In the current understanding of the cosmos, the CDM model, which is used to mathematically model the widely accepted Big Bang theory, acknowledges the existence of dark matter as Cold Dark Matter (CDM). Modern-day astronomers and astrophysicists try to determine the distribution of dark matter across spiral axisymmetric galaxies to see how it affects their rotation. This can lead to many discoveries about its properties and can help us pinpoint what it is exactly. Astrophysicists compare two methods of research, astronomical observations of galactic rotation curves, and cosmological simulations, in which we create a particulate system following select laws of physics to predict the behavior of dark matter clusters in the universe and their distribution.
Here we run into another problem, the density profiles of dark matter don’t match. Known as the cusp-core or cuspy-halo problem, Astronomers find a less dense, flat region in the center of galaxies (core), while cosmological simulations indicate a steep power-law distribution at the centers(cusp)2. The differences are seen in rotation curve graphs showing a constant increase in velocity throughout the galaxy for cores and a plateau after the galaxy center for cusps (fig 1).
![](https://nhsjs.com/wp-content/uploads/2024/12/Figure-1-1.jpg)
Solutions to this cusp-core problem are currently in debate: either to propose particles as CDM candidates, reason the presence of self-interacting (warm) dark matter, or measure the effects of baryonic matter on dark matter distribution.
This paper tests the generalized NFW profile, a new addition to the list of profiles, on an extensive data set provided by SPARC (Spitzer Photometry & Accurate Rotation Curves), which provides rotational velocity data on 175 different galaxies3.
SPARC
The Spitzer Photometry & Accurate Rotation Curves database aims to advance measurements pertaining to galactic rotation curves in order to further research on dark matter Halos. Their data, collected through HI gas and optical observations, provides detailed models about the mass distribution of galaxies. The coherent movement of the HI disk allows for the ascertainment of dark matter properties within late-type spiral and irregular galaxies4. For instance, the data provided by SPARC has led to further development of Renzo’s rule, which shows the direct relation between features in a galaxy’s luminosity profile and its rotation curve. These studies are particularly interesting because they demonstrate SPARC’s findings with observational studies using measurements from powerful telescopes and gathering data on dark matter, holding implications for future studies.
Generalized NFW
The generalized NFW is a modification of the original NFW profile, which is widely used for its accuracy with galaxies that have greater masses in their center. However, it is less accurate with low central mass galaxies, thus the generalized NFW incorporates a parameter representing the inner slope of the Dark Matter rotation curve. The inner slope means how steeply the density of dark matter decreases as the radius increases past the galaxy center.

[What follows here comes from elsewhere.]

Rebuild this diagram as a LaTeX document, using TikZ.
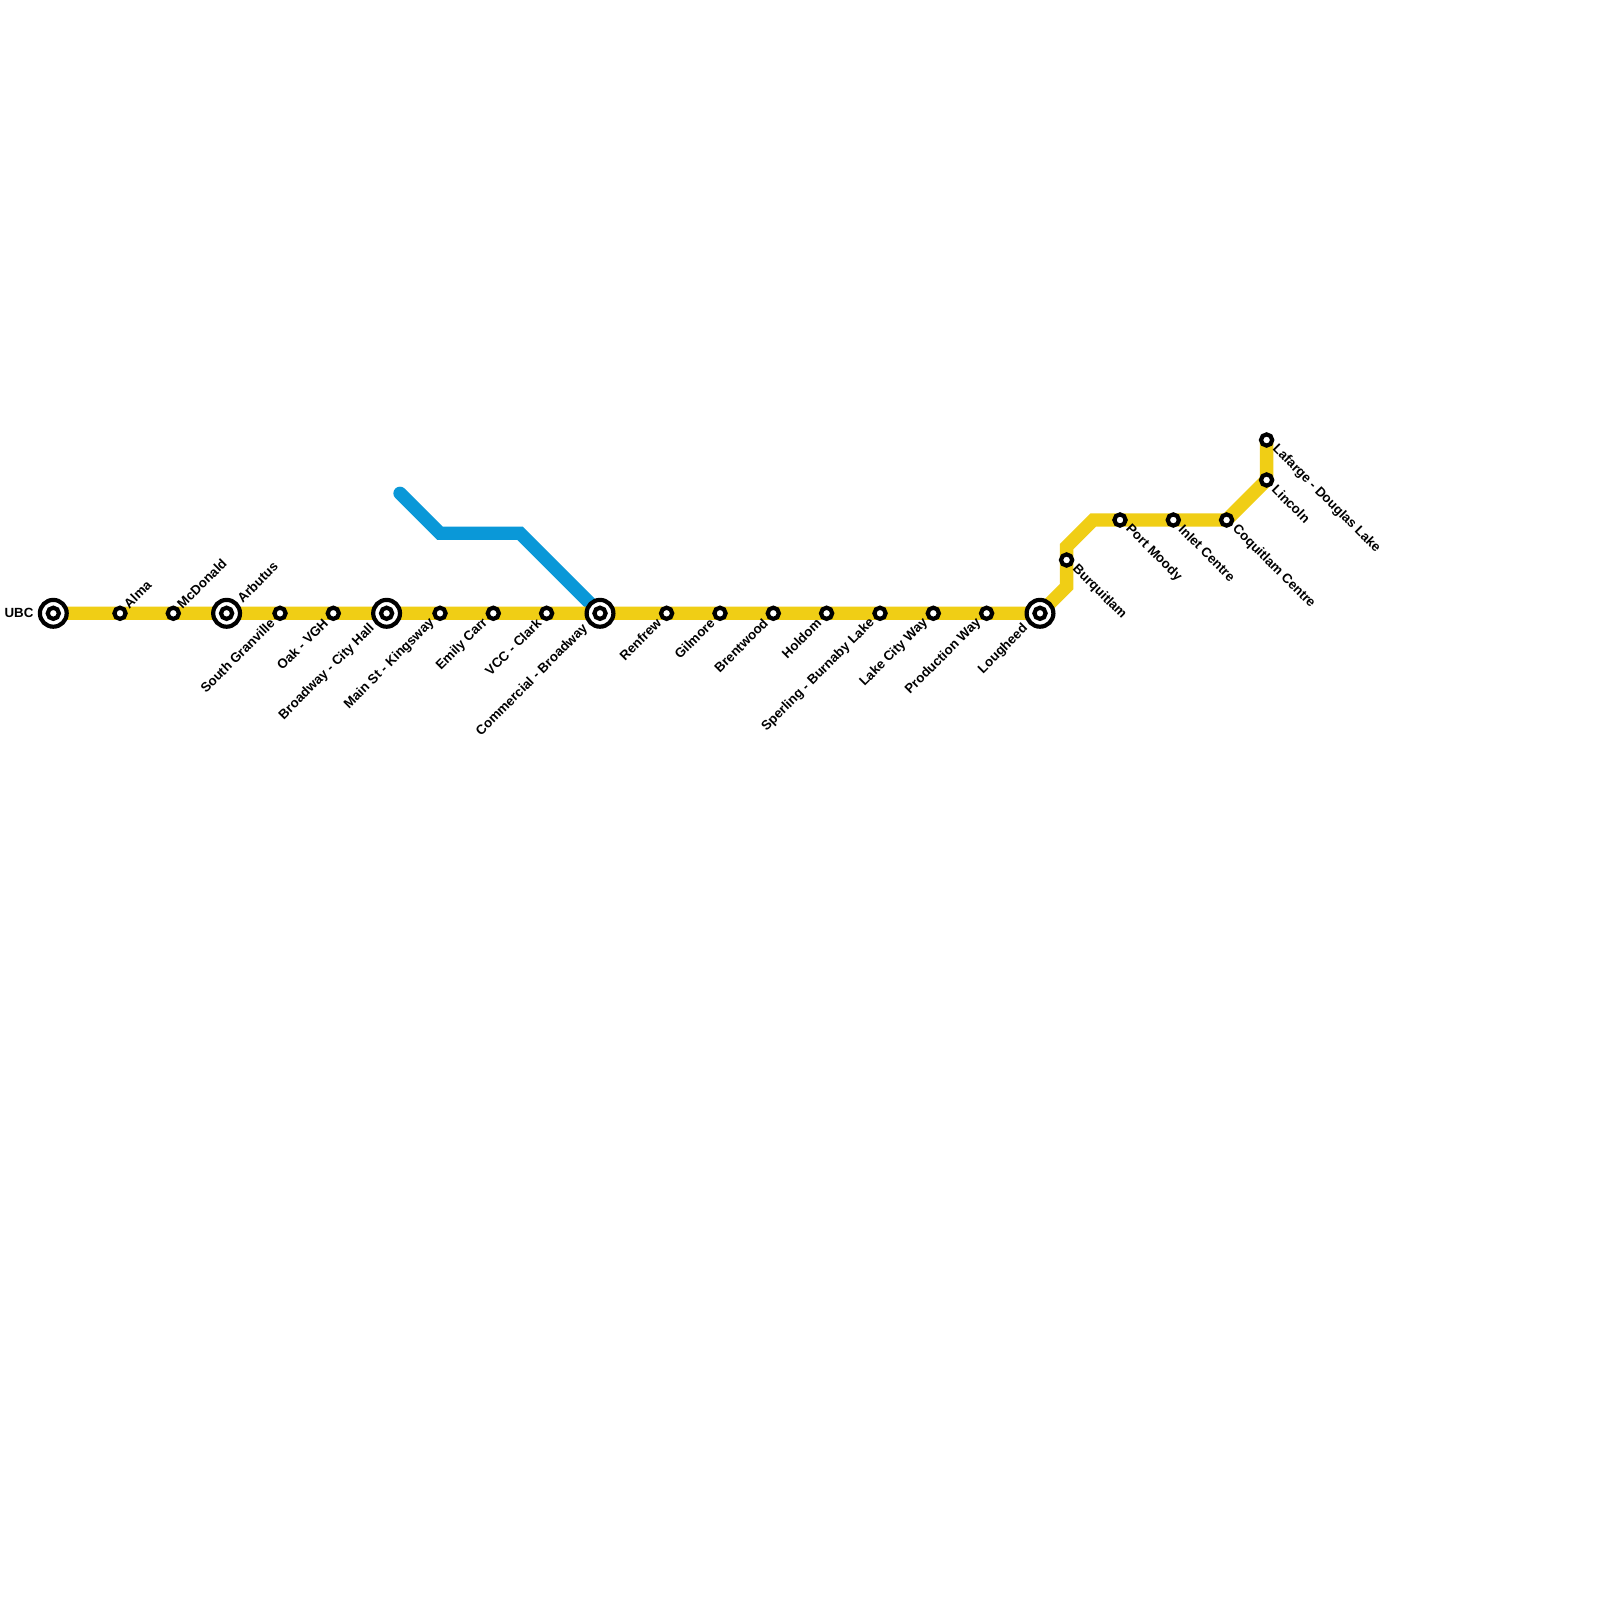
\documentclass[tikz,border=0pt]{standalone}
\usepackage{fontspec}
\usetikzlibrary{calc}
\setmainfont{Liberation Sans}
\definecolor{lineyellow}{HTML}{F0CE15}
\definecolor{lineblue}{HTML}{0A98D8}
\tikzset{
  x=0.5pt,y=-0.5pt,
  route/.style={line width=6.65pt,line join=miter},
  stn/.style={circle,draw=black,fill=white,line width=2.1pt,inner sep=0pt,outer sep=0pt,minimum size=5.6pt},
  hubouter/.style={circle,draw=black,fill=white,line width=2.1pt,inner sep=0pt,outer sep=0pt,minimum size=13.4pt},
  txt/.style={font=\bfseries\fontsize{6.65}{7}\selectfont,inner sep=0pt,text=black},
  ne/.style={txt,xshift=2.9pt,yshift=3.5pt,rotate=45,anchor=west},
  sw/.style={txt,xshift=-3.7pt,yshift=-3.7pt,rotate=45,anchor=east},
  se/.style={txt,xshift=3.8pt,yshift=-3.5pt,rotate=-45,anchor=west},
  hne/.style={txt,xshift=6.3pt,yshift=6.3pt,rotate=45,anchor=west},
  hsw/.style={txt,xshift=-7pt,yshift=-6.6pt,rotate=45,anchor=east},
}
\begin{document}
\begin{tikzpicture}
\useasboundingbox (0,0) rectangle (1600,1600);
\fill[white] (0,0) rectangle (1600,1600);
% route bends
\coordinate (b1) at (1066.6,586.6);
\coordinate (b2) at (1066.6,546.6);
\coordinate (b3) at (1093.3,520);
\coordinate (c1) at (400,493.3);
\coordinate (c2) at (440,533.3);
\coordinate (c3) at (520,533.3);
% station positions
\coordinate (ubc) at (53.3,613.3);
\coordinate (alma) at (120,613.3);
\coordinate (mcd) at (173.3,613.3);
\coordinate (arb) at (226.6,613.3);
\coordinate (sgr) at (280,613.3);
\coordinate (oak) at (333.3,613.3);
\coordinate (bch) at (386.6,613.3);
\coordinate (msk) at (440,613.3);
\coordinate (emc) at (493.3,613.3);
\coordinate (vcc) at (546.6,613.3);
\coordinate (cmb) at (600,613.3);
\coordinate (ren) at (666.6,613.3);
\coordinate (gil) at (720,613.3);
\coordinate (bre) at (773.3,613.3);
\coordinate (hol) at (826.6,613.3);
\coordinate (spe) at (880,613.3);
\coordinate (lcw) at (933.3,613.3);
\coordinate (pro) at (986.6,613.3);
\coordinate (lou) at (1040,613.3);
\coordinate (bur) at (1066.6,560);
\coordinate (pmo) at (1120,520);
\coordinate (inl) at (1173.3,520);
\coordinate (coq) at (1226.6,520);
\coordinate (lin) at (1266.6,480);
\coordinate (laf) at (1266.6,440);
% lines
\draw[route,lineblue,line cap=round] (c1) -- (c2) -- (c3) -- (cmb);
\draw[route,lineyellow] (ubc) -- (lou) -- (b1) -- (b2) -- (b3) -- (coq) -- (lin) -- (laf);
% stations
\foreach \s in {alma,mcd,sgr,oak,msk,emc,vcc,ren,gil,bre,hol,spe,lcw,pro,bur,pmo,inl,coq,lin,laf}
  \node[stn] (n\s) at (\s) {};
\foreach \s in {ubc,arb,bch,cmb,lou}{
  \node[hubouter] (n\s) at (\s) {};
  \node[stn] (m\s) at (\s) {};
}
% labels
\node[txt,anchor=east] (lubc) at ($(ubc)+(-19.5,0)$) {UBC};
\node[ne] (lalma) at (alma) {Alma};
\node[ne] (lmcd) at (mcd) {McDonald};
\node[hne] (larb) at (arb) {Arbutus};
\node[sw] (lsgr) at (sgr) {South Granville};
\node[sw] (loak) at (oak) {Oak - VGH};
\node[hsw] (lbch) at (bch) {Broadway - City Hall};
\node[sw] (lmsk) at (msk) {Main St - Kingsway};
\node[sw] (lemc) at (emc) {Emily Carr};
\node[sw] (lvcc) at (vcc) {VCC - Clark};
\node[hsw] (lcmb) at (cmb) {Commercial - Broadway};
\node[sw] (lren) at (ren) {Renfrew};
\node[sw] (lgil) at (gil) {Gilmore};
\node[sw] (lbre) at (bre) {Brentwood};
\node[sw] (lhol) at (hol) {Holdom};
\node[sw] (lspe) at (spe) {Sperling - Burnaby Lake};
\node[sw] (llcw) at (lcw) {Lake City Way};
\node[sw] (lpro) at (pro) {Production Way};
\node[hsw] (llou) at (lou) {Lougheed};
\node[se] (lbur) at (bur) {Burquitlam};
\node[se] (lpmo) at (pmo) {Port Moody};
\node[se] (linl) at (inl) {Inlet Centre};
\node[se] (lcoq) at (coq) {Coquitlam Centre};
\node[se] (llin) at (lin) {Lincoln};
\node[se] (llaf) at (laf) {Lafarge - Douglas Lake};
\end{tikzpicture}
\end{document}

There are other competing proposals to explain the cusp-core problem, including popular models like the Einasto profile, generally used for spherically symmetric density distributions, and the Burkert profile, which provides a core-like central distribution trying to explain dark-matter dominated dwarf galaxies. In other cases, the problem is addressed by proposing particles. An example candidate particle given through statistical comparison with SPARC’s database is called Fuzzy Dark matter (FDM), characterized by its extremely low mass and non-negligible quantum pressure. The fact that FDM is self-interacting allows it to avoid overdensities and form a kind of core seen in many SPARC galaxies4.
Among the various profiles proposed, the generalized NFW model tries to predict flat cores simply by adding parameters to the original model. In a study comparing the generalized NFW model to another variant of NFW called coreNFW, researchers found that the generalized model works very well5. The subject of this paper revolves around the generalized NFW, which we will compare with its original NFW counterpart to determine its preferability to the SPARC galaxies, which have a much larger dynamic range of galaxy masses than those used in the previous study. To do this, we will conduct parametric fitting with a Python-based Markov-Chain Monte Carlo (MCMC) algorithm to match the models to each galaxy and determine its preferred model. This memoryless process uses random sampling to transition from one parameter value to another, assessing the quality of the resulting profile6. MCMC is based on Bayesian inference, which is the process of correcting a prior belief or estimate after receiving data. In this case, we are modifying the original dark matter profiles by finding parameter values according to the SPARC data. MCMC applies this to the profiles to create posteriors of each model by choosing parameter values and determining its fit to the rotation curve data. We use a gradient-based NumPyro library to conduct the MCMC procedure as compared to previous libraries used to experiment on the generalized NFW profile. The code for this process is shown in this GitHub repository.
Methodology
The general method for this study revolves around parametric fitting. This procedure is based on a fundamental idea of data analysis, which states that a model ideally describes (fits) the data with a few parameters. This follows the rule:
(1)
which can help determine a preferred model by finding the one that minimizes error when mapping to the data, while also maintaining simplicity. Parametric fitting allocates variables to the model that can be manipulated on a case-by-case basis called free parameters. Fitting is the procedure that finds the best values of these free parameters such that the outcome is the set of parameter values with minimal error. This parametric fitting is used on the models to match them optimally to each galaxy and measure errors.
Data Cleaning
Fitting the profiles to the raw SPARC data is not advisable as it contains the observed rotation curve of the whole galaxy, baryonic components included. We must first sift through the galaxies and separate the dark matter components. The main method for separating components of galactic rotation curves is derived from Poisson’s equation and sums the component velocities in quadrature. It is shown as:
(2)
where is the observed rotational velocity,
is the velocity of the baryonic components, and
is the velocity of Dark Matter within the galaxy. Thankfully, this is a procedure that has been heavily experimented with, and SPARC has its data stored in separate arrays of
and
, which can be manipulated simply in Python, where we graph the dark matter velocity as the quadratic difference of the observed velocity data shown below and the separated baryonic velocities given by SPARC (Fig. 2).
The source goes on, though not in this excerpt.